My Need For VIPness: Ego Or Old Age?

I just purchased my VIP tickets for a couple of parties happening in town next weekend.  All In I spent about twenty bucks more than the standard cost of tickets, but I don’t have to wait in line when I get there and get to relax and buy my drinks in a “private” VIP area when the masses become overwhelming and the line for a cocktail is three deep.

I am also now at the airport waiting in the Delta Sky Club for my flight to board:  with a free drink in hand and a nice cozy seat where I have plugged in my laptop and begun chugging.

Typically speaking, I am always willing to pay  a little more for VIP privileges.  But I won’t “shmooze” for them.  What this leads me to believe in the evaluation of my own consumer context is that my motivations are not that of ego, but of the lack of patience and need for comfort that comes with age.   And I’m no old lady, but I am also over the days of standing in lines to get into a bar or sitting on the airport floor and staking out power sources.  In the same vein I will pay a little extra in most situations for convenience.

BUT if you would have asked me the questions ten years ago, I know my motivations would have been different: although I wouldn’t have admitted it.  Probably because ego-driven need for VIP status smacks of inauthenticity.  And it would have been spot on because in my mid twenties I really didn’t entirely know who I was…so being my authentic self was difficult and being validated by others as “important” was something I sought.

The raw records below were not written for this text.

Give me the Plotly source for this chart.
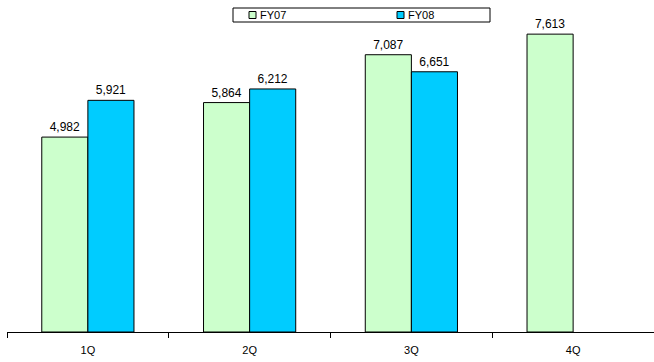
import plotly.graph_objects as go

quarters = ["1Q", "2Q", "3Q", "4Q"]
fy07 = [4982, 5864, 7087, 7613]
fy08 = [5921, 6212, 6651, None]
series_names = ["FY07", "FY08"]
series_colors = ["#CCFFCC", "#00CCFF"]

W, H = 654, 362
M = dict(l=7, r=0, t=19, b=30)
PW = W - M["l"] - M["r"]
PH = H - M["t"] - M["b"]


def px_x(px):
    return (px - M["l"]) / PW


def px_y(py):
    return (H - M["b"] - py) / PH


def fmt(vals):
    return [f"{v:,}" if v is not None else "" for v in vals]


fig = go.Figure()
for name, vals, col in zip(series_names, [fy07, fy08], series_colors):
    fig.add_trace(go.Bar(
        name=name, x=quarters, y=vals, text=fmt(vals), textposition="outside",
        marker=dict(color=col, line=dict(color="#000000", width=1)),
        textfont=dict(size=12, color="#000000"), cliponaxis=False,
        showlegend=False,
    ))

# boxed legend strip above the plot
shapes = [dict(type="rect", xref="paper", yref="paper",
               x0=px_x(233), x1=px_x(490), y0=px_y(22), y1=px_y(8),
               line=dict(color="#000000", width=1), fillcolor="white")]
annotations = []
for name, col, sx in zip(series_names, series_colors, [249, 397]):
    shapes.append(dict(type="rect", xref="paper", yref="paper",
                       x0=px_x(sx), x1=px_x(sx + 7), y0=px_y(18.5), y1=px_y(11.5),
                       line=dict(color="#000000", width=1), fillcolor=col))
    annotations.append(dict(xref="paper", yref="paper", x=px_x(sx + 8.5), y=px_y(15),
                            xanchor="left", yanchor="middle", text=name,
                            showarrow=False, font=dict(size=11, color="#000000")))

fig.update_layout(
    width=W, height=H,
    margin=M,
    paper_bgcolor="white", plot_bgcolor="white",
    font=dict(family="Liberation Sans, Arial, sans-serif", size=11, color="#000000"),
    barmode="group", bargap=0.43, bargroupgap=0,
    showlegend=False,
    shapes=shapes, annotations=annotations,
    xaxis=dict(
        showline=True, linecolor="#000000", linewidth=1,
        ticks="outside", tickson="boundaries", ticklen=5, tickcolor="#000000",
        ticklabelstandoff=8,
        showgrid=False, tickfont=dict(size=11),
    ),
    yaxis=dict(range=[0, 8000], visible=False, showgrid=False),
)

fig.write_html("out.html")
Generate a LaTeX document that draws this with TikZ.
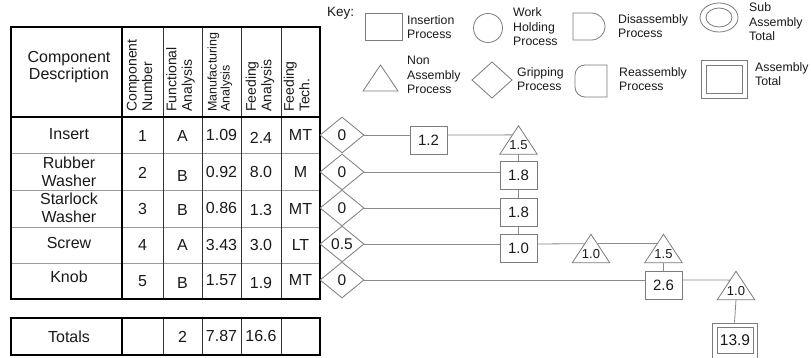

These days I am pretty settled in my identity and detest shmoozery.   Be your authentic self and get what’s coming to you one way or another is the way I feel about it.  And if your authentic self has some extra cash then go ahead and pay for the upgrade if you feel like it.  But don’t fool yourself…you are no more important than the next guy with a Platinum Amex.  But hopefully you are comfortable enough in your skin not to care.